【なないろキッズ】 #33 選択肢示し気持ちを確認

今回も前回に引き続き、選択肢を提示するコミュニケーションの方法についての話です。
元々、意思を伝えることに積極的でないお子さんが、たまに意思表示をしてみたのに、相手に何げなく意見されたり、否定されたりしてしまうことが重なると、「面倒なことになるぐらいなら言わないでおこう」と、だんだんと意思表示をせずに、受け身になって言われた通り従ってしまいがちになることがあります。
大人からすれば言うことを聞く子どもに見えますが、実際にはストレスがたまりますし、直前になって拒否するなど、かえってトラブルになったりしがちです。

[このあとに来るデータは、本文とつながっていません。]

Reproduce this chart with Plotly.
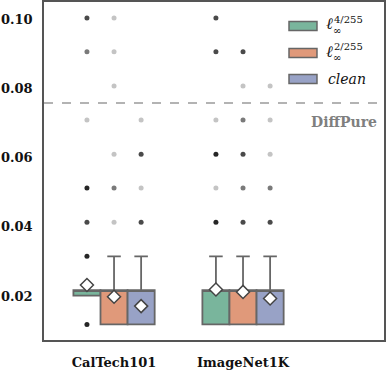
import plotly.graph_objects as go

# ---- data ----
datasets = ["CalTech101", "ImageNet1K"]
settings = ["4/255", "2/255", "clean"]

# box statistics, [dataset][setting]
q1_vals = [[0.0201, 0.0118, 0.0118], [0.0118, 0.0118, 0.0118]]
q3_vals = [[0.0217, 0.0217, 0.0217], [0.0217, 0.0217, 0.0217]]
med_vals = [[0.0217, 0.0217, 0.0217], [0.0217, 0.0217, 0.0217]]
lo_vals = [[0.0201, 0.0118, 0.0118], [0.0118, 0.0118, 0.0118]]
hi_vals = [[0.0217, 0.0315, 0.0315], [0.0315, 0.0315, 0.0315]]
mean_vals = [[0.0232, 0.0198, 0.0171], [0.0219, 0.0212, 0.0193]]

# outliers (value, how many points overlap there)
flier_vals = [
    [[0.1004, 0.0906, 0.0709, 0.0512, 0.0413, 0.0315, 0.0118],
     [0.1004, 0.0906, 0.0807, 0.0610, 0.0512, 0.0413],
     [0.0709, 0.0610, 0.0512, 0.0413]],
    [[0.1004, 0.0906, 0.0709, 0.0610, 0.0512, 0.0413],
     [0.0906, 0.0807, 0.0709, 0.0610, 0.0512, 0.0413],
     [0.0807, 0.0709, 0.0610, 0.0512, 0.0413]],
]
flier_counts = [
    [[3, 2, 1, 4, 3, 4, 4],
     [1, 1, 1, 1, 2, 1],
     [1, 3, 1, 3]],
    [[3, 3, 1, 4, 1, 4],
     [3, 1, 2, 3, 2, 3],
     [1, 1, 1, 2, 3]],
]

diffpure_level = 0.0758

# ---- styling ----
box_colors = ["#79b59c", "#e0997a", "#98a2c6"]
shade = {1: "#c4c4c4", 2: "#7a7a7a", 3: "#4a4a4a", 4: "#262626"}
box_w = 0.21
serif = "DejaVu Serif"

fig = go.Figure()

for k, s in enumerate(settings):
    off = (k - 1) * box_w
    xs = [i + off for i in range(len(datasets))]
    fig.add_trace(go.Box(
        x=xs,
        q1=[q1_vals[i][k] for i in range(len(datasets))],
        median=[med_vals[i][k] for i in range(len(datasets))],
        q3=[q3_vals[i][k] for i in range(len(datasets))],
        lowerfence=[lo_vals[i][k] for i in range(len(datasets))],
        upperfence=[hi_vals[i][k] for i in range(len(datasets))],
        width=box_w, whiskerwidth=0.5,
        fillcolor=box_colors[k], line=dict(color="#666666", width=1.8),
        boxpoints=False, showlegend=False, hoverinfo="skip"))

# outlier dots
for i in range(len(datasets)):
    for k in range(len(settings)):
        off = (k - 1) * box_w
        fig.add_trace(go.Scatter(
            x=[i + off] * len(flier_vals[i][k]), y=flier_vals[i][k],
            mode="markers", showlegend=False,
            marker=dict(size=5, color=[shade[c] for c in flier_counts[i][k]])))

# mean diamonds
mx, my = [], []
for i in range(len(datasets)):
    for k in range(len(settings)):
        mx.append(i + (k - 1) * box_w)
        my.append(mean_vals[i][k])
fig.add_trace(go.Scatter(x=mx, y=my, mode="markers", showlegend=False,
                         marker=dict(symbol="diamond", size=10, color="white",
                                     line=dict(color="#444444", width=1.5))))

# DiffPure threshold
fig.add_shape(type="line", xref="paper", x0=0, x1=1, yref="y",
              y0=diffpure_level, y1=diffpure_level,
              line=dict(color="#9a9a9a", width=1.3, dash="dash"))
fig.add_annotation(text="DiffPure", xref="paper", yref="paper", x=0.985, y=0.645,
                   xanchor="right", yanchor="middle", showarrow=False,
                   font=dict(family=serif, size=14, color="#7f7f7f", weight="bold"))

# hand made legend
leg_y = [0.929, 0.849, 0.772]
for k, s in enumerate(settings):
    yc = leg_y[k]
    fig.add_shape(type="rect", xref="paper", yref="paper",
                  x0=0.7206, x1=0.8029, y0=yc - 0.0133, y1=yc + 0.0133,
                  fillcolor=box_colors[k], line=dict(color="#666666", width=1.5))
    if s == "clean":
        fig.add_annotation(text="clean", xref="paper", yref="paper", x=0.83, y=yc,
                           xanchor="left", yanchor="middle", showarrow=False,
                           font=dict(family=serif, size=14, style="italic", color="#111"))
    else:
        fig.add_annotation(text="ℓ", xref="paper", yref="paper", x=0.824, y=yc + 0.006,
                           xanchor="left", yanchor="middle", showarrow=False,
                           font=dict(family=serif, size=16, style="italic", color="#111"))
        fig.add_annotation(text=s, xref="paper", yref="paper", x=0.847, y=yc + 0.019,
                           xanchor="left", yanchor="middle", showarrow=False,
                           font=dict(family=serif, size=10, color="#111"))
        fig.add_annotation(text="∞", xref="paper", yref="paper", x=0.845, y=yc - 0.012,
                           xanchor="left", yanchor="middle", showarrow=False,
                           font=dict(family=serif, size=10, color="#111"))

axis_common = dict(showgrid=False, zeroline=False, showline=True, mirror=True,
                   linecolor="#555555", linewidth=1.5, ticks="", automargin=False)
fig.update_xaxes(range=[-0.543, 2.093], tickvals=list(range(len(datasets))),
                 ticktext=datasets, ticklabelstandoff=10,
                 tickfont=dict(family=serif, size=13, color="#111", weight="bold"),
                 **axis_common)
fig.update_yaxes(range=[0.0073, 0.105], tickvals=[0.02, 0.04, 0.06, 0.08, 0.10],
                 tickformat=".2f", ticklabelstandoff=7,
                 tickfont=dict(family=serif, size=13, color="#111", weight="bold"),
                 **axis_common)
fig.update_layout(width=386, height=370, margin=dict(l=44, r=2, t=2, b=30),
                  plot_bgcolor="white", paper_bgcolor="white", showlegend=False)

# drop the browser's default page margin so the figure sits at the top-left
fig.write_html("out.html", config={"displayModeBar": False},
               post_script="document.body.style.margin='0px';")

A君一家は、毎年夏休みに登山するのが恒例です。今年も朝から夕方までかけて山に登り、山小屋に1泊し、翌朝の御来光を拝むことを「楽しみだね」と、家族で話していました。
お母さんがふと思い立ってA君にメモ書きで「明日の御来光は朝4時半に起きて、山頂まで30分ほど登ります。どうしますか?(1)御来光を見に行く(2)朝起きられたら行く(3)山小屋にいる」と聞いたところ、A君は迷わず(3)に丸をしました。
さらにメモで「御来光を見に行かない理由は何ですか?(1)早起きしたくない(2)山頂まで登りたくない(3)御来光に興味がない(4)その他」と、尋ねたところ、(3)と(4)に丸を付けて、(4)の下に「太陽がまぶしいのがきらい」と書き加えました。
息子がそのように感じていたとは思いもよらず、驚いたお母さんでしたが、本人の気持ちを尊重し、翌朝は山小屋にA君だけを残すことにしました。
このことがきっかけで、お母さんは、選択肢などを示しながら本人の気持ちを確認し、意思表示した場合は、その思いを尊重するように心掛けたところ、少しずつではありますが、A君はメモを用いて意思表示することが増えました。